Crime

Another Day, Another Floridian Arrested for Giving Illegal Butt Injections

If your plastic surgeon gets her medical supplies here, you’re in trouble.

Photo by Justin Sullivan/Getty Images

An Orlando man named Matthew Schultz has been arrested and charged with practicing medicine without a license. More specifically, Schultz has been charged with illegally peddling silicone butt injections to customers unwilling or unable to pay for the real thing. First Coast News reports that Schultz was arrested in a South Florida hotel room with “15 bottles of silicone liquid, 47 bottles of lidocaine, syringes, Super Glue, gloves, needles and $18,000 in a suitcase.” He allegedly performed up to six injections per day.

If you’ve been paying attention to the news, you probably know that unlicensed butt doctoring is a real growth industry. As the Los Angeles Times reported last year, legal butt augmentation has become a $26 million-per-year business, and the black market has flourished along with the legitimate one. Whereas the procedure once primarily appealed to transgender women with stingy insurance providers, ersatz surgeons now serve a wider clientele, including people who simply can’t afford hospital surgery. As the Daily Beast put it in an article last year, “when [young women] can plump their posteriors for as little as $300 a session, instead of shelling out $12,000 for butt lifts or implants, why not go for the back-alley shots?”

There are a lot of good reasons why not. These illegal injections can be harrowing—back-alley surgeons often purchase their non-medical grade silicone from hardware stores—and occasionally fatal. The Times notes that, since 2002, “authorities across the country have investigated more than a dozen deaths related to illegal buttocks injections.”

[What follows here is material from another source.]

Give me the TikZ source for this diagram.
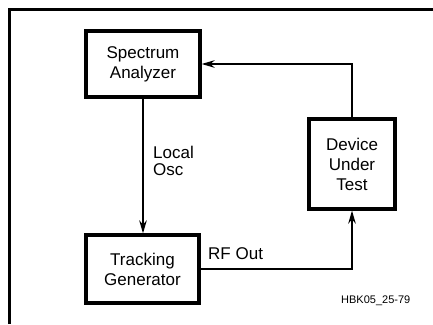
\documentclass[tikz,border=0pt]{standalone}
\usepackage{fontspec}
\setmainfont{Liberation Sans}
\usetikzlibrary{arrows.meta}
\begin{document}
\begin{tikzpicture}[x=1pt,y=-1pt,
  blk/.style={draw, line width=3.2pt, align=center, font=\fontsize{17}{20}\selectfont, inner sep=0pt},
  conn/.style={line width=2.1pt, -{Stealth[length=13pt,width=7.5pt]}},
  lbl/.style={font=\fontsize{17}{17}\selectfont, inner sep=0pt}]
\useasboundingbox (0,0) rectangle (433,324);
\draw[line width=3pt] (9,324) -- (9,9) -- (433,9);
\node[blk, minimum width=114pt, minimum height=66pt] (sa) at (143,64) {Spectrum\\Analyzer};
\node[blk, minimum width=113pt, minimum height=68pt] (tg) at (142.5,269) {Tracking\\Generator};
\node[blk, minimum width=86pt, minimum height=90pt] (dut) at (352,164) {Device\\Under\\Test};
\coordinate (c1) at (dut.north |- sa.east);
\coordinate (c2) at (dut.south |- tg.east);
\draw[conn] (sa.south -| 143,0) -- (tg.north -| 143,0);
\draw[conn] (dut.north) -- (c1) -- (sa.east);
\draw[conn] (tg.east) -- (c2) -- (dut.south);
\node[lbl, anchor=north west, align=left] (lo) at (153,146) {Local\\Osc};
\node[lbl, anchor=base west] (rf) at (208,259) {RF Out};
\node[font=\fontsize{11}{13}\selectfont, anchor=base west, inner sep=0pt] (id) at (341,303) {HBK05\_25-79};
\end{tikzpicture}
\end{document}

The most famous unlicensed butt surgeon is perhaps Oneal Ron Morris, the transgender Miami-area “street doctor” infamous for peddling cut-rate butt implants made of rubber cement, glue, and other things you wouldn’t want to be injected with. (Morris isn’t just a vendor, she’s also a user: Her booking photographs show a cartoonishly protruding posterior that sticks out so far a child could sit on it.) In 2011, Morris—also known as Duchess—was arrested and charged with practicing medicine without a license after a patient complained that the implants made her sick. In 2012, Morris was charged with manslaughter in the death of one of her patients, Shatarka Nuby, who died after Morris injected commercial-grade silicone into her breasts, butt, hips, and thighs. “Nuby complained to friends and relatives that the injection sites on her body became hard and hot and her skin turned black,” the Miami Herald reported in July 2012. “She told investigators that she had been injected about 10 times between 2007 and 2011.”

Direct silicone injections are dangerous in even the most capable hands; silicone has a nasty habit of migrating throughout the body. So why would anyone trust these unlicensed doctors who operate out of hotel rooms? Naïveté, mostly. As the Daily Beast put it, “When it comes to buying curves, too many young women just don’t know the risks.” Fair enough. As a public service, here are two pieces of advice that all aspiring plastic surgery patients would do well to heed. First, it is never a good idea to use a street doctor, unless your street is sick. Oneal Morris apparently wore surgical scrubs to convince her patients she was legit. Guys, you can buy surgical scrubs at the dollar store—better to check out your doctor’s credentials with the state Department of Health. Second, when it comes to plastic surgery, you get what you pay for. Matthew Schultz allegedly charged between $100 and $1,200 for his procedures. That might seem like a bargain when you consider what an actual doctor would charge for the same thing, until you realize that the street procedure is only cheap because the “doctor” is buying the implants wholesale at Home Depot.